Translation of masoretic note for Psalm 24: 3 (מִֽי־יַעֲלֶה)

I've just finished working through Israel Yeivin's Introduction to the Tiberian Masorah and have had a jab at translating the note for מִֽי־יַעֲלֶה in Psalm 24: 3. It's not easy as the notes consist of inconsistent abbreviations and are mostly in Aramaic (which I can't read ... yet). In fact, at one point in time they were so incomprehensible that they lost their function as guarantors of the text and became decorative devices on the corners of the manuscript (Yeivin).

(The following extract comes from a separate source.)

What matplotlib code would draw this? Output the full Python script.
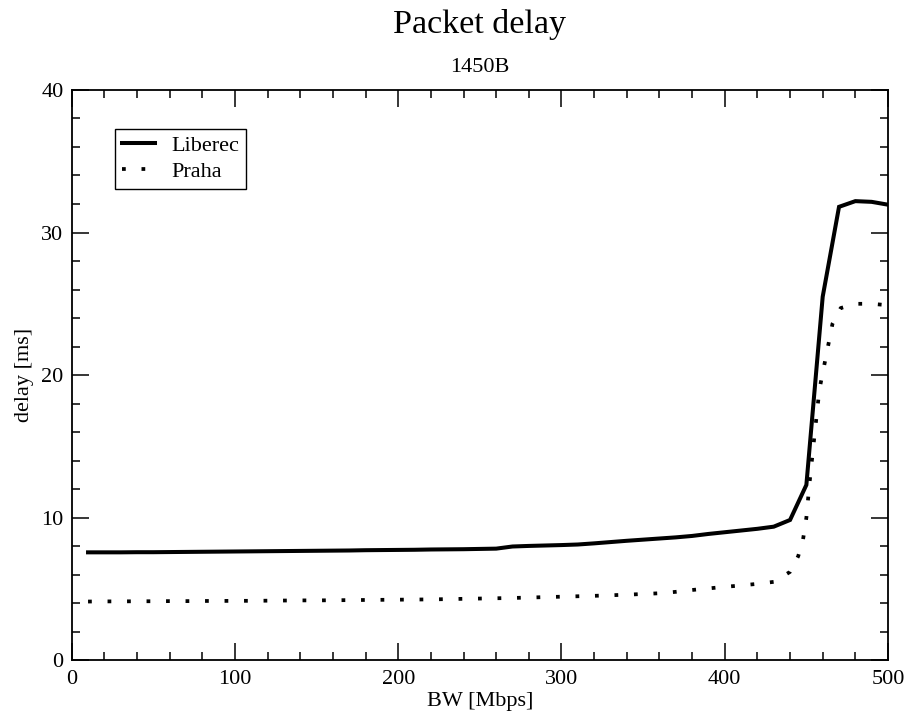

G. Weil also notes that

As early as the 16th centruy Elias Levita wrote in the second rhymed introduction to his Massoreth Hamassoreth (Venice, 1538) that the language of the Masora was unintelligible, the very conciseness of its style making it as secret as the words of a sealed book.
To add to my workload, the wording of the masoretic note to my word differs in the Masorah parva and the Masorah magna. I'll post the two quotes in the original below along with my translation, culled from both sets of notes. My three questions are:
  1. Is my translation OK?
  2. What is the difference between the Mm and the Mp (I can't understand all of the Mm)?
  3. Why was this information of signifance to the Masoretes? Did it really help them preserve the accuracy of the text, or were there other considerations at work?

Masora parva:

ג̇ ר״פ מי וג̇ מילין רביע ומי וכל פסוק̇ דאית בהון ח̇ מילין

Masorah Magna:

ג̇ דראשי פסוק̇ מִי ותלת מילין ורביעית וּמִי ומינין כל פסוק̇ ח̇ ח̇ מילין
Here's my translation, based primarily on the Masorah parva:

(One of) 3 (occurrences), (in which there is) a “who” at the beginning of the verse and (then) three words, the fourth (of which) is “and who.” And the whole sentence contains within it 8 words.
For those who are interested, the references (סימנהון) are Ps. 24: 3; Job 34: 13; and Job 36: 23.

1 comment:

Bob MacDonald said...

Cool questions - I hope you get some interaction 'cause I am really curious. It looks like the tradition had mastered blog technology just as the Talmud expressed a 600 year long email thread!